> Problem description:
Nothing in the data should change when you return it, but leave the pictures out.
---
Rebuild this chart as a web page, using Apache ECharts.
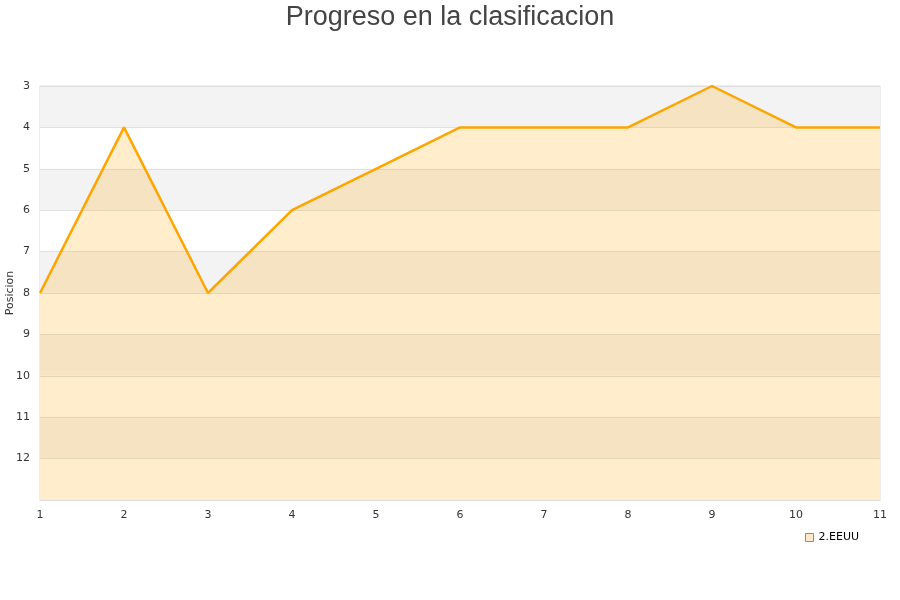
<!DOCTYPE html>
<html><head><meta charset="utf-8">
<script src="https://cdn.jsdelivr.net/npm/echarts@6/dist/echarts.min.js"></script>
<style>html,body{margin:0;padding:0;background:#fff}#c{width:900px;height:600px}</style>
</head><body><div id="c"></div>
<script>
var categories = ['1','2','3','4','5','6','7','8','9','10','11'];
var seriesName = '2.EEUU';
var positions = [8,4,8,6,5,4,4,4,3,4,4];
var yTicks = ['3','4','5','6','7','8','9','10','11','12'];

var chart = echarts.init(document.getElementById('c'));
chart.setOption({
  animation: false,
  title: {text: 'Progreso en la clasificacion', left: 'center', top: -1,
    textStyle: {fontFamily: 'Liberation Sans', fontSize: 27, fontWeight: 'normal', color: '#444'}},
  grid: {left: 40, right: 20, top: 86, bottom: 100, containLabel: false, outerBoundsMode: 'none',
    show: true, borderColor: '#ddd', borderWidth: 1, backgroundColor: 'transparent'},
  legend: {data: [{name: seriesName, itemStyle: {color: '#fdebc8', borderColor: '#a08868', borderWidth: 1}}],
    right: 36, top: 527, icon: 'rect', itemWidth: 8, itemHeight: 8, itemGap: 10,
    textStyle: {fontFamily: 'DejaVu Sans', fontSize: 11, color: '#000'}},
  xAxis: {type: 'category', data: categories, boundaryGap: false,
    axisLine: {lineStyle: {color: '#ddd'}}, axisTick: {show: false},
    axisLabel: {color: '#333', fontFamily: 'DejaVu Sans', fontSize: 11, margin: 10},
    splitLine: {show: false}},
  yAxis: {type: 'value', inverse: true, min: 3, max: 13, interval: 1,
    name: 'Posicion', nameLocation: 'middle', nameGap: 24, nameRotate: 90, nameMoveOverlap: false,
    nameTextStyle: {fontFamily: 'DejaVu Sans', fontSize: 11, color: '#333'},
    axisLine: {show: false}, axisTick: {show: false},
    axisLabel: {color: '#333', fontFamily: 'DejaVu Sans', fontSize: 11, margin: 10,
      formatter: function(v){ return yTicks.indexOf(String(v)) >= 0 ? String(v) : ''; }},
    splitLine: {show: true, lineStyle: {color: '#e0e0e0'}},
    splitArea: {show: true, areaStyle: {color: ['#f3f3f3', '#ffffff']}}},
  series: [{name: seriesName, type: 'line', data: positions, showSymbol: false, symbol: 'none',
    lineStyle: {color: '#ffa500', width: 2.5}, itemStyle: {color: '#ffa500'},
    areaStyle: {color: '#ffa500', opacity: 0.2, origin: 'end'}}]
});
</script></body></html>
---
> Response to this task:
Rebuild this chart as a web page, using Apache ECharts.
<!DOCTYPE html>
<html><head><meta charset="utf-8">
<script src="https://cdn.jsdelivr.net/npm/echarts@6/dist/echarts.min.js"></script>
<style>html,body{margin:0;padding:0;background:#fff}#c{width:900px;height:600px}</style>
</head><body><div id="c"></div>
<script>
var categories = ['1','2','3','4','5','6','7','8','9','10','11'];
var seriesName = '2.EEUU';
var positions = [8,4,8,6,5,4,4,4,3,4,4];
var yTicks = ['3','4','5','6','7','8','9','10','11','12'];

var chart = echarts.init(document.getElementById('c'));
chart.setOption({
  animation: false,
  title: {text: 'Progreso en la clasificacion', left: 'center', top: -1,
    textStyle: {fontFamily: 'Liberation Sans', fontSize: 27, fontWeight: 'normal', color: '#444'}},
  grid: {left: 40, right: 20, top: 86, bottom: 100, containLabel: false, outerBoundsMode: 'none',
    show: true, borderColor: '#ddd', borderWidth: 1, backgroundColor: 'transparent'},
  legend: {data: [{name: seriesName, itemStyle: {color: '#fdebc8', borderColor: '#a08868', borderWidth: 1}}],
    right: 36, top: 527, icon: 'rect', itemWidth: 8, itemHeight: 8, itemGap: 10,
    textStyle: {fontFamily: 'DejaVu Sans', fontSize: 11, color: '#000'}},
  xAxis: {type: 'category', data: categories, boundaryGap: false,
    axisLine: {lineStyle: {color: '#ddd'}}, axisTick: {show: false},
    axisLabel: {color: '#333', fontFamily: 'DejaVu Sans', fontSize: 11, margin: 10},
    splitLine: {show: false}},
  yAxis: {type: 'value', inverse: true, min: 3, max: 13, interval: 1,
    name: 'Posicion', nameLocation: 'middle', nameGap: 24, nameRotate: 90, nameMoveOverlap: false,
    nameTextStyle: {fontFamily: 'DejaVu Sans', fontSize: 11, color: '#333'},
    axisLine: {show: false}, axisTick: {show: false},
    axisLabel: {color: '#333', fontFamily: 'DejaVu Sans', fontSize: 11, margin: 10,
      formatter: function(v){ return yTicks.indexOf(String(v)) >= 0 ? String(v) : ''; }},
    splitLine: {show: true, lineStyle: {color: '#e0e0e0'}},
    splitArea: {show: true, areaStyle: {color: ['#f3f3f3', '#ffffff']}}},
  series: [{name: seriesName, type: 'line', data: positions, showSymbol: false, symbol: 'none',
    lineStyle: {color: '#ffa500', width: 2.5}, itemStyle: {color: '#ffa500'},
    areaStyle: {color: '#ffa500', opacity: 0.2, origin: 'end'}}]
});
</script></body></html>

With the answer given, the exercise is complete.